Predicting the future is possible. It can happen. Although in the world we have now, if it happens to you, I'd advise you to keep quiet about it.

6 comments:

southernwriter said...

I have some things I must do right now, but enjoyed the post and will be back a.s.a.p.

southernwriter said...

Darn you! You always link to these cool things that link to other cool things, and next thing I know, an hour or more has gone by.

About the super nova, I'm going out to look for it tonight but unfortunately, there's a full moon, so I'll have to figure out the best viewing time.

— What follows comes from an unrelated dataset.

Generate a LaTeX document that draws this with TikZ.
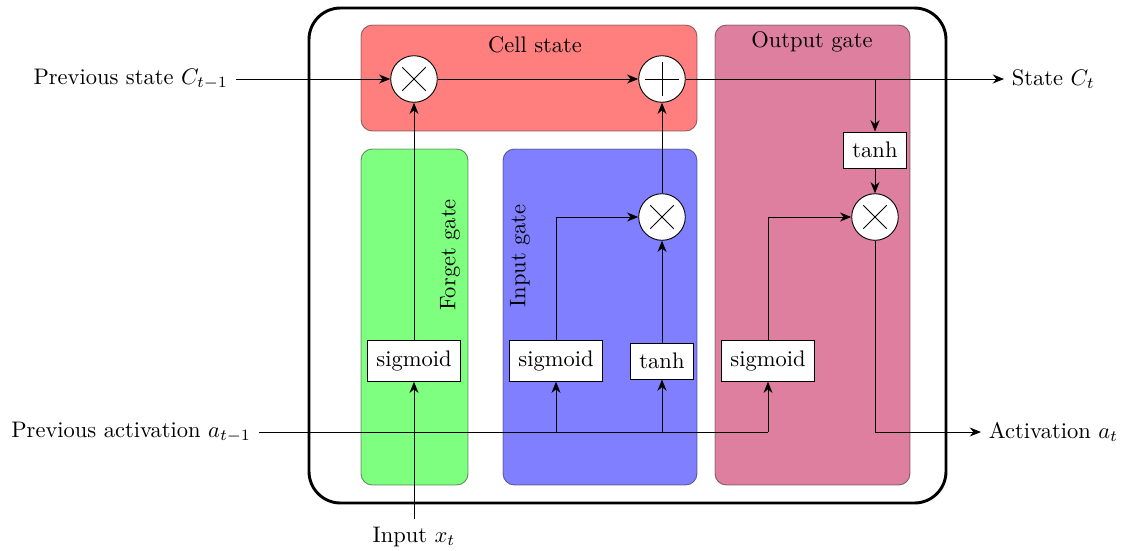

Earlier in the summer, I had a guest over for dinner whom I had never met before. He had similar interests to ours, and was fascinated by your post about the mysteries that hadn't been solved, like the antikythera mechanism, and especially the Voynich Manuscript because he's a cuneiform expert. He had his laptop with him and pulled up a picture of some kind of astral body that I think he said was between Mars and Jupiter (there's an asteroid belt there, isn't there?). Anyway, it had a tail like a comet, and when he zoomed in on it, it was very pixilated in the center, which he said was our government blocking it out so that we can't tell what it is (eyeroll here?). I don't know. Lots of times when I zoom in on a picture, it's pixilated, so I kind of blew it off. Maybe I should have paid more attention, but by then it was about 3 a.m. and I was tired. Could it have been this supernova? What should I expect to see?

southernwriter said...

Here I am again. I'm having computer issues today, so I'm not very organized. Sorry. Anyway, I wanted to show you that this is the kind of stuff I see in my peripheral vision when I'm getting a migraine--right after the blind spot in my eyes like the ones we used to get from flashbulbs going off in our faces. Much more primitive than the artist's painting, I'm afraid.

Also, I'm making some predictions about 12/21/2012, myself. Part One is up, I'm supposed to be working on Part Two as I write this, and then I'm pretty sure there will be a Part Three. Part One is pretty lengthy for a blog post, so visit only when you have enough time. Certainly not writing time. That is sacred.

southernwriter said...

I see it and it is spectacular! I'm going to drag the telescope outside later. Hope you get a clear view!

southernwriter said...

Just realized what my dinner guest was talking about: Comet Elenin. He believes it's a space ship.

Romulus Crowe said...

Regina - your .net site works with the blogger updater. I could never get onelittleelephant to work.

SW- if comets are spaceships, their pilots aren't much good. One just crashed into the sun today. I don't worry about pixillated images of tiny things that are very far away - and if NASA didn't want us to see something their cameras photographed, they just wouldn't release the image.

So yes, eyeroll time.

I'll have to add in your new site too. Is the old blog defunct or should I leave it there just in case?